Building with leftover materials obviously has a lot of green appeal. We didn’t have to buy anything. I love having a zero waste solution for handling food scraps and other compostable materials.

The negative, of course, is that critters can come and nibble on anything we don’t bury well enough. That means we have to be careful about the kinds of food scraps we put in. We don’t want to attract too many of the wrong kinds of critters.

Most people, of course, don’t just have the materials lying around to build something like that. You may also want more protection from having critters come into your yard and more freedom as to the types of food waste you can toss into the bin. That’s where buying a composter can make a lot of sense.

Buying an Outdoor Compost Bin

There are a couple of types of outdoor compost bin. The basic ones are rather like what my husband built, but generally with a lid to keep the critters out.

My mother, for example, has had something that at least looks rather like this Soilsaver Compost Bin for many years. Two of them, in fact. They do a good job. They’ve held up for quite a number of years and show no sign of breaking down. The lids go on nicely, although she doesn’t use them much since a lot of what she composts is grass clippings. I’m not 100% certain that this is the brand she has, but it looks just like it.

With this style, you can either just leave the food and yard waste in there and wait for it to decompose, or you can be more active and try to turn the pile. You generally need to just take the bin off the pile and then reload it in a new spot with these. They aren’t that easy to turn with the material in them, and getting it out otherwise is a bit difficult.

Another style is a bin that you can crank a handle or otherwise rotate to turn the pile.

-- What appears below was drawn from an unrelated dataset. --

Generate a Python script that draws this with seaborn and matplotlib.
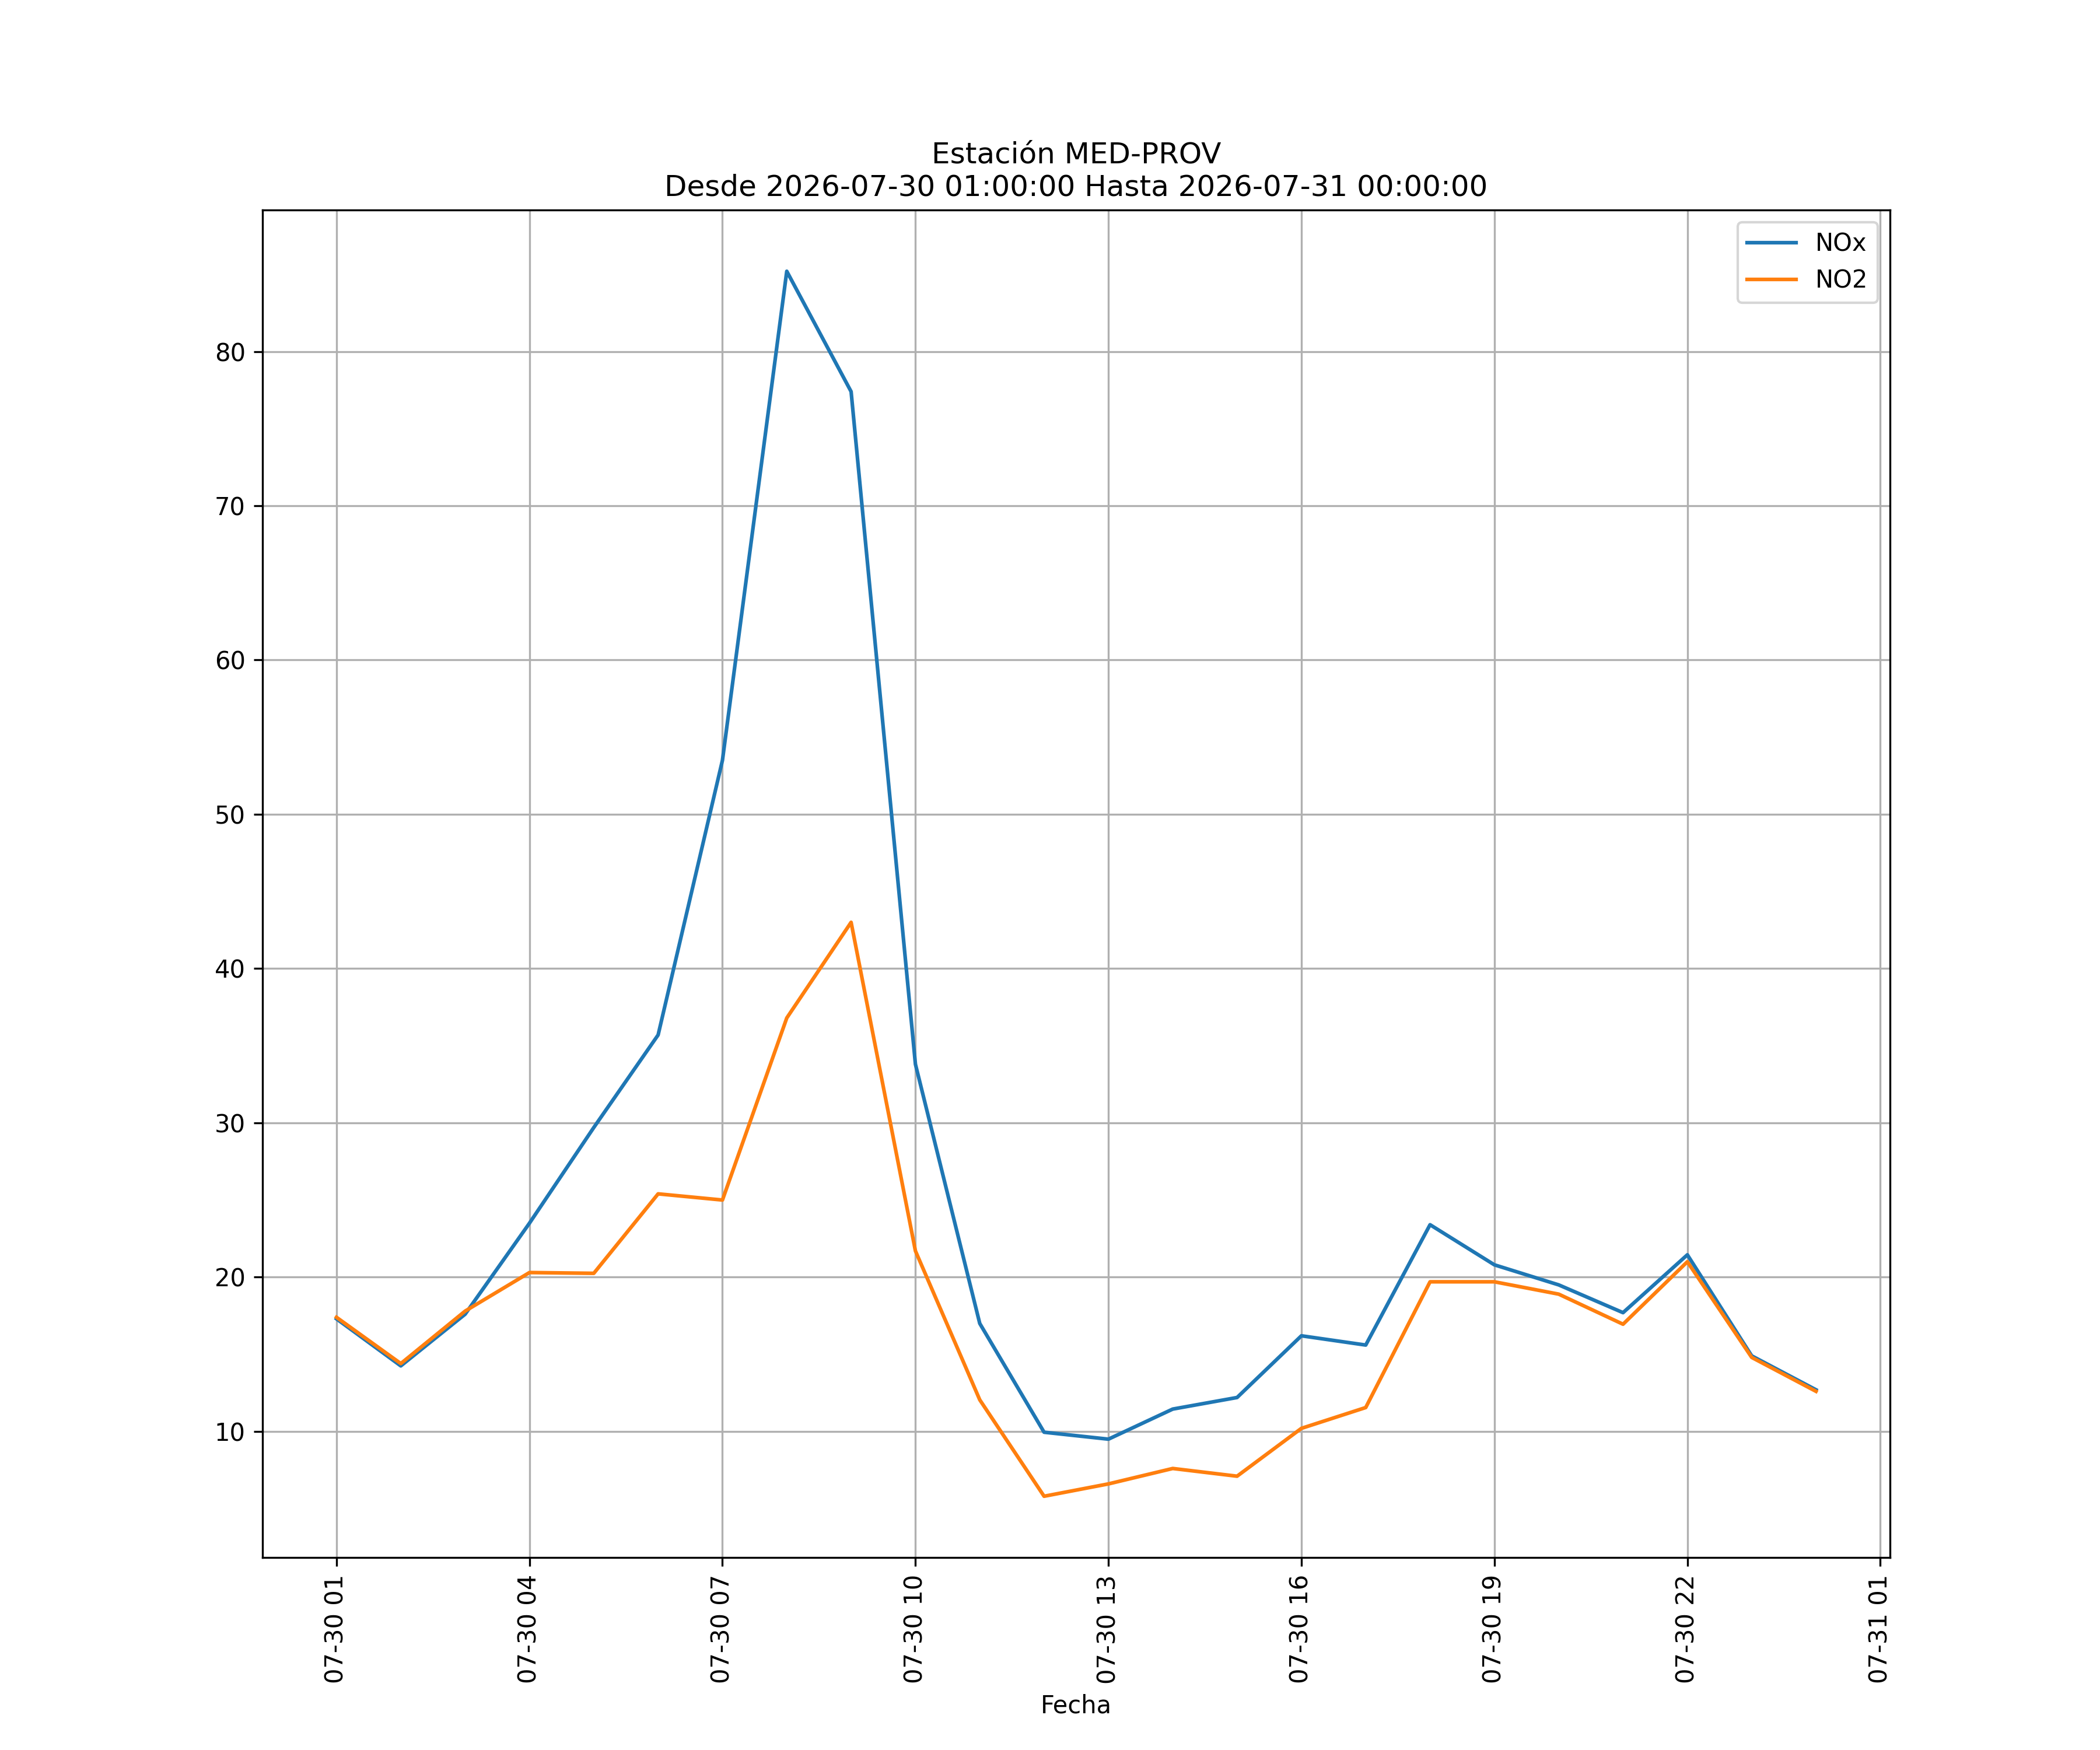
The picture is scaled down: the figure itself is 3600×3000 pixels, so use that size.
import matplotlib
matplotlib.use("Agg")
import matplotlib.pyplot as plt
import matplotlib.dates as mdates
import seaborn as sns
import pandas as pd
import numpy as np

fechas = pd.date_range("2026-07-30 01:00:00", "2026-07-31 00:00:00", freq="h")
nox = [17.3, 14.25, 17.6, 23.5, 29.7, 35.7, 53.5, 85.2, 77.4, 33.8, 17.0, 9.95,
       9.5, 11.45, 12.2, 16.2, 15.6, 23.4, 20.8, 19.5, 17.7, 21.45, 14.9, 12.7]
no2 = [17.4, 14.4, 17.8, 20.3, 20.25, 25.4, 25.0, 36.8, 43.0, 21.7, 12.05, 5.8,
       6.6, 7.6, 7.1, 10.2, 11.55, 19.7, 19.7, 18.9, 16.95, 21.0, 14.8, 12.6]

df = pd.DataFrame({"Fecha": fechas, "NOx": nox, "NO2": no2})

fig, ax = plt.subplots(figsize=(12, 10), dpi=300)
sns.lineplot(data=df, x="Fecha", y="NOx", label="NOx", ax=ax)
sns.lineplot(data=df, x="Fecha", y="NO2", label="NO2", ax=ax)
ax.set_ylabel("")
ax.set_xlabel("Fecha")
ax.set_title("Estación MED-PROV\nDesde 2026-07-30 01:00:00 Hasta 2026-07-31 00:00:00")
ax.xaxis.set_major_locator(mdates.HourLocator(byhour=[1, 4, 7, 10, 13, 16, 19, 22]))
ax.xaxis.set_major_formatter(mdates.DateFormatter("%m-%d %H"))
ax.grid(True)
ax.legend(loc="upper right")
plt.setp(ax.get_xticklabels(), rotation=90)
fig.savefig("out.png", dpi=300)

They come in a variety of sizes. Some are easier to turn than others, of course, and they naturally are a closed container that will keep the critters out. Couldn’t rotate them otherwise! This Green Tumbleweed Composter is an example of a rotating compost bin. Others will be more like a barrel on its side, rather than standing up, but they work in a similar manner.

With an outdoor composter, you need to think about how much work you want to be doing with it. Do you want to turn the pile regularly? A rotating one is probably much simpler. Want to toss stuff in and mostly leave it, doing a slower compost? A plain compost bin is probably a better buy.

Buying a Worm Tray Compost Bin

If you want your composting to go fast, vermiculture may be for you. The worms do much of the work for you, but they can be a bit picky. You really cannot put in onions or meat scraps if you want your worms to be happy. Then again, you probably don’t want meat scraps in most outdoor composters as they can attract critters.

You can make your own as described in this Worm Farm DIY ebook, or buy one like this Gusanito Worm Farm 3 Tray Garden Compost Bin. The tray system allows the worms to migrate upward as they create your compost.

Buying an Indoor Composter

If you don’t have the space or just want to do things indoors, there are systems to create your compost inside that will not stink the house up. Mostly they use carbon filters to control the odor. They may be plastic or stainless steel.

These are nice if you don’t want to have to run outside all the time to dump your scraps, or if you live in an apartment and are composting for dumping elsewhere. You will want to think about the size you can deal with, both in terms of the space you have to store one and how quickly you think you will fill it.

Indoor composters can have trouble with fruit flies. Banana peels are a common source of fruit fly eggs, and so you may want to avoid placing these in your indoor composter. Your nearest rose bush may appreciate them more.

If you really want to get composting going, look for one that you can use with microbes, often called Bokashi. This composts through fermentation and can work in 10 days. You’ll have to keep buying the microbes, but it’s a quick system if you want to do it all indoors.